The original note, which was written on, November 8, focuses on the evolution of the band’s Sonic Highways project, which was released in association with HBO.
He wrote about the Sonic Highways tour, saying, “We’ve always been pretty good at knowing when to call it a day. You just….know. You get that feeling that, if you’re not careful, you’ll run out of bread crumbs to find your way home and be lost in the woods forever. It hit me a few months back, crept up on me and tapped me on the shoulder as if to say ‘Hey…don’t spend it all in one place, a——.’ A sobering reminder that all good things must come to an end. Of course…we could keep going. After all, we’d made it this far, right? What’s another 20 years?”

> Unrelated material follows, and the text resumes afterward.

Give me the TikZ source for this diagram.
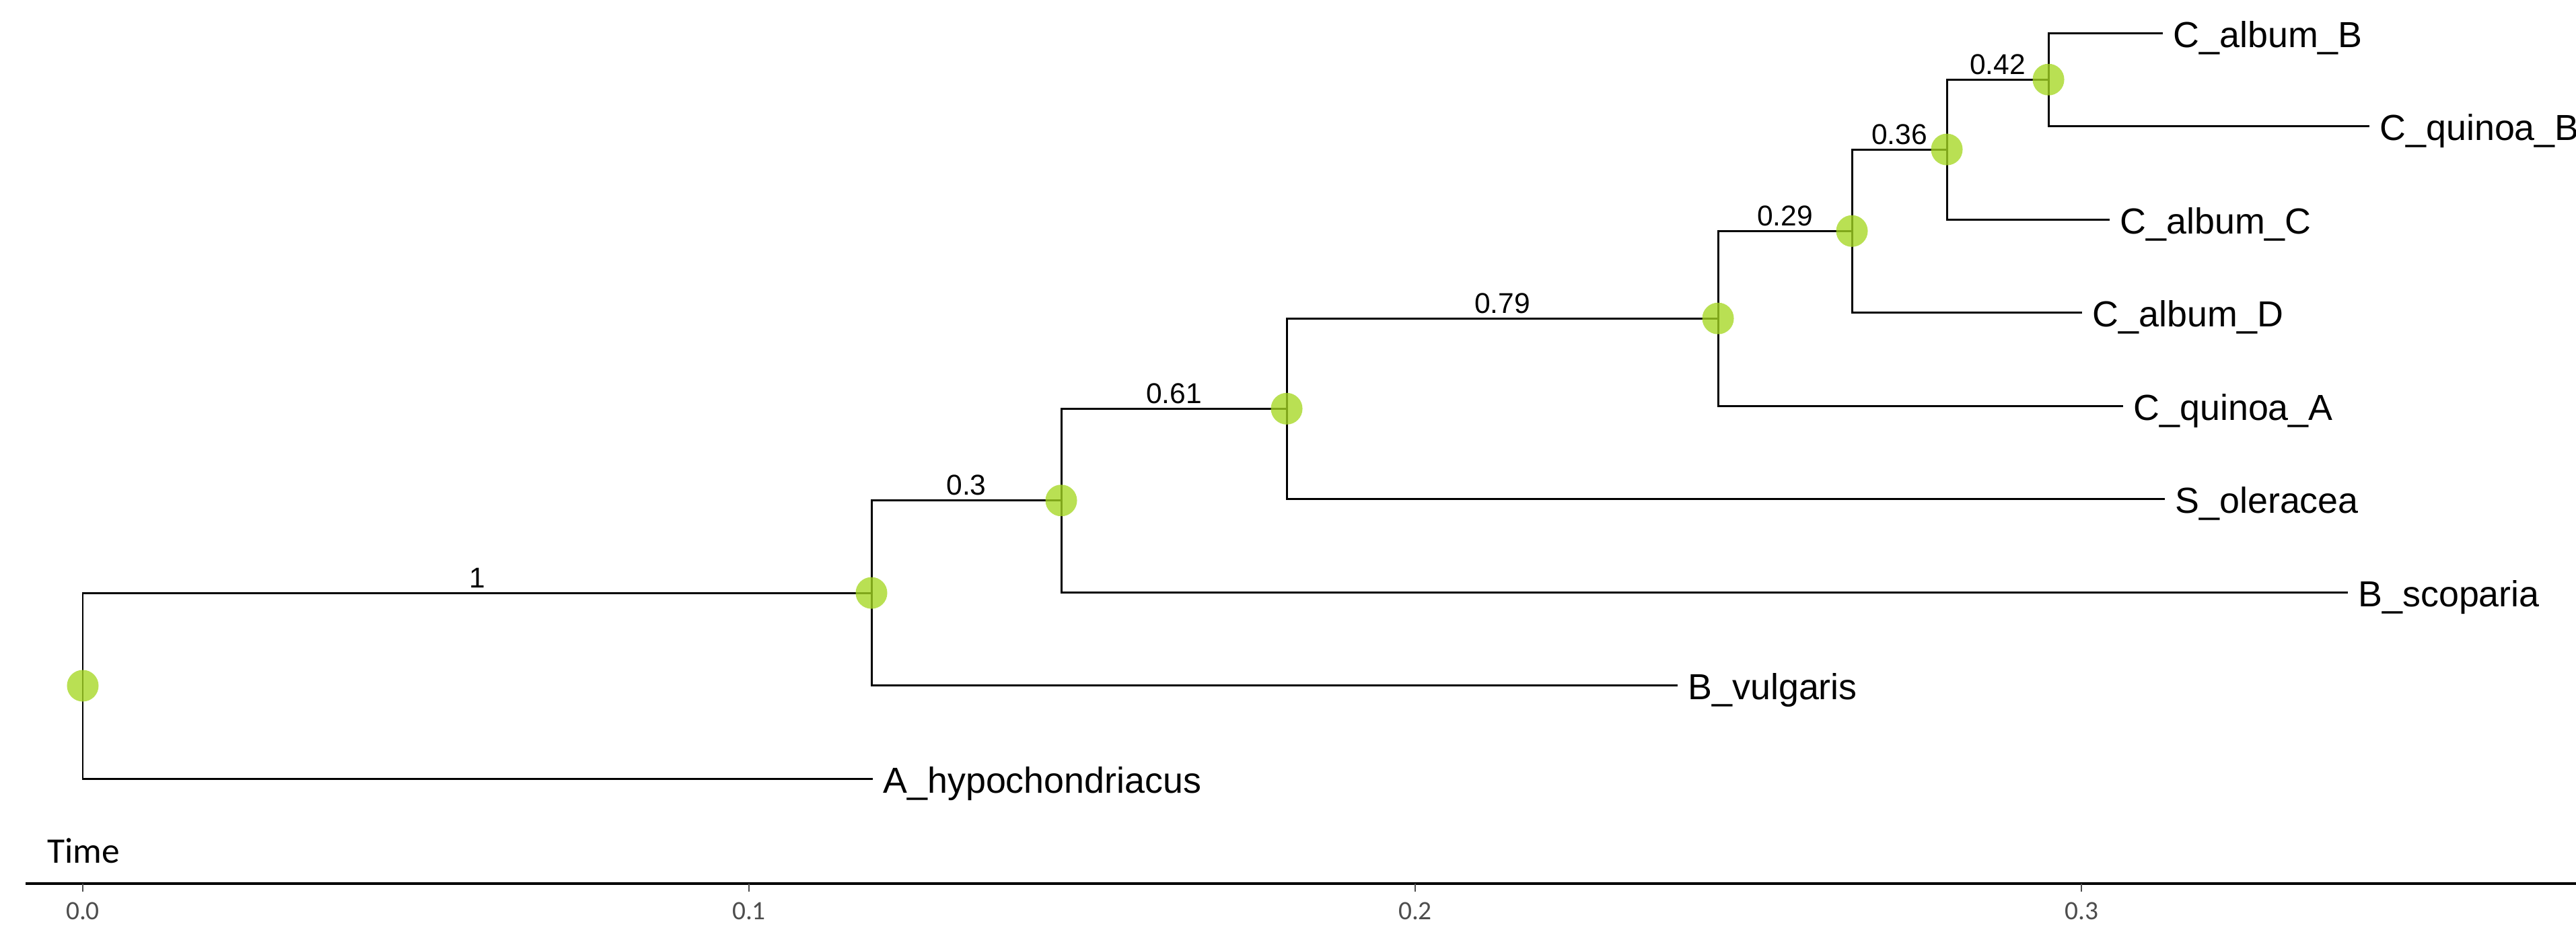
\documentclass[tikz,border=0pt]{standalone}
\usepackage{fontspec}
\setmainfont{Liberation Sans}
\newfontfamily\carlito{Carlito}
\definecolor{nodegreen}{RGB}{165,215,35}
\definecolor{ticktext}{RGB}{77,77,77}
\begin{document}
\begin{tikzpicture}[x=0.01cm, y=-0.01cm,
  branch/.style={line width=0.85pt, black},
  tiplab/.style={anchor=base west, inner sep=0pt, xshift=0.14cm, yshift=-0.21cm,
    font=\fontsize{15.3pt}{18pt}\selectfont},
  blab/.style={anchor=south, inner sep=0pt, yshift=0.06cm,
    font=\fontsize{12.1pt}{14pt}\selectfont},
  dot/.style={circle, inner sep=0pt, minimum size=0.47cm, draw=none,
    fill=nodegreen, fill opacity=0.78},
  axisline/.style={line width=1.1pt, black},
  tickmark/.style={line width=0.6pt, ticktext},
  ticklab/.style={anchor=north, inner sep=0pt, yshift=-0.15cm, text=ticktext,
    font=\carlito\fontsize{11.2pt}{13pt}\selectfont}]
\useasboundingbox (0,0) rectangle (3828,1378);

% internal nodes (x = age, y = mean of children)
\coordinate (root) at (123,1019);
\coordinate (n1) at (1295,881.1);
\coordinate (n2) at (1577,743.7);
\coordinate (n3) at (1912,607.3);
\coordinate (n4) at (2553,473.2);
\coordinate (n5) at (2752,343.3);
\coordinate (n6) at (2893,222.1);
\coordinate (n7) at (3044,118.25);

% tips
\coordinate (tCaB) at (3214,49);
\coordinate (tCqB) at (3521,187.5);
\coordinate (tCaC) at (3135,326);
\coordinate (tCaD) at (3094,464.5);
\coordinate (tCqA) at (3155,603);
\coordinate (tSo) at (3217,741.5);
\coordinate (tBs) at (3489,880);
\coordinate (tBv) at (2493,1018.5);
\coordinate (tAh) at (1297,1157);

% branches with support values
\draw[branch] (root) |- node[blab, pos=0.75] (s1) {1} (n1);
\draw[branch] (root) |- (tAh) node[tiplab] (lAh) {A\_hypochondriacus};
\draw[branch] (n1) |- node[blab, pos=0.75] (s2) {0.3} (n2);
\draw[branch] (n1) |- (tBv) node[tiplab] (lBv) {B\_vulgaris};
\draw[branch] (n2) |- node[blab, pos=0.75] (s3) {0.61} (n3);
\draw[branch] (n2) |- (tBs) node[tiplab] (lBs) {B\_scoparia};
\draw[branch] (n3) |- node[blab, pos=0.75] (s4) {0.79} (n4);
\draw[branch] (n3) |- (tSo) node[tiplab] (lSo) {S\_oleracea};
\draw[branch] (n4) |- node[blab, pos=0.75] (s5) {0.29} (n5);
\draw[branch] (n4) |- (tCqA) node[tiplab] (lCqA) {C\_quinoa\_A};
\draw[branch] (n5) |- node[blab, pos=0.75] (s6) {0.36} (n6);
\draw[branch] (n5) |- (tCaD) node[tiplab] (lCaD) {C\_album\_D};
\draw[branch] (n6) |- node[blab, pos=0.75] (s7) {0.42} (n7);
\draw[branch] (n6) |- (tCaC) node[tiplab] (lCaC) {C\_album\_C};
\draw[branch] (n7) |- (tCaB) node[tiplab] (lCaB) {C\_album\_B};
\draw[branch] (n7) |- (tCqB) node[tiplab] (lCqB) {C\_quinoa\_B};

% node markers
\foreach \n in {root,n1,n2,n3,n4,n5,n6,n7}
  \node[dot] (d\n) at (\n) {};

% time axis
\coordinate (axL) at (38,1313);
\coordinate (axR) at (3828,1313);
\draw[axisline] (axL) -- (axR);
\node[anchor=base west, inner sep=0pt, font=\carlito\fontsize{15.2pt}{18pt}\selectfont]
  (timelab) at (70,1282) {Time};
\coordinate (tk0) at (123,1313);
\coordinate (tk1) at (1113,1313);
\coordinate (tk2) at (2103,1313);
\coordinate (tk3) at (3093,1313);
\draw[tickmark] (tk0) -- ++(0,12) node[ticklab] (tl0) {0.0};
\draw[tickmark] (tk1) -- ++(0,12) node[ticklab] (tl1) {0.1};
\draw[tickmark] (tk2) -- ++(0,12) node[ticklab] (tl2) {0.2};
\draw[tickmark] (tk3) -- ++(0,12) node[ticklab] (tl3) {0.3};
\end{tikzpicture}
\end{document}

This revelation is what lead to the newly released St. Cecilia EP we are talking about today. In spite of those reflective thoughts inspired by Sonic Highways, The Foo soon found themselves at work again. This time, instead of a legendary studio, they chose to record in the St. Cecilia Hotel, where they were staying during the Austin City Limits Festival. Collaborators for the effort include Gary Clark Jr. and the Preservation Hall Jazz Band, as well as singer/songwriter Ben Kweller, who worked with The Foo Fighters on Sonic Highways.
He had this to say about what St. Cecilia means to the band and their legacy:
“Maybe these songs are the breadcrumbs that will help us find our way back when it’s time,” Grohl wrote. “We could use a nice wander through the woods right about now. Another empty journal, another tap on the shoulder…those things are never far behind. It’s what lies ahead in those woods that excites me now…. So tonight, as I sit in my Berlin hotel room on our final tour for this album, counting down the days until we return home, I can’t help but wonder when we will see each other again. Who knows? But, with everything Foo Fighter related, it will only be when it feels right. And that’s a feeling that’s easy to feel.”
As you can see, with metaphors like “bread crumbs” and “the woods,” this must have been weighing heavy on Dave for some time. Recent history even shows that he has considered a Foo Fighters hiatus before. In September of 2012, as the Foo Fighters were wrapping the Wasting Light tour and were co-headlining the first Global Citizen’s Festival in New York City, Grohl was quoted as saying, “Without making a big deal out of it, we don’t have any shows after this… honestly, I don’t know when we’re gonna do it again.”
When it’s all said and done, maybe that is why the band chose to call this EP St. Cecilia. After all, it’s not just the name of a hotel that the Foo Fighters passed through in Austin Texas, it’s also the patroness saint of music. The Foo Fighters have been together in some form or another since 1994 . They have eight albums to their name.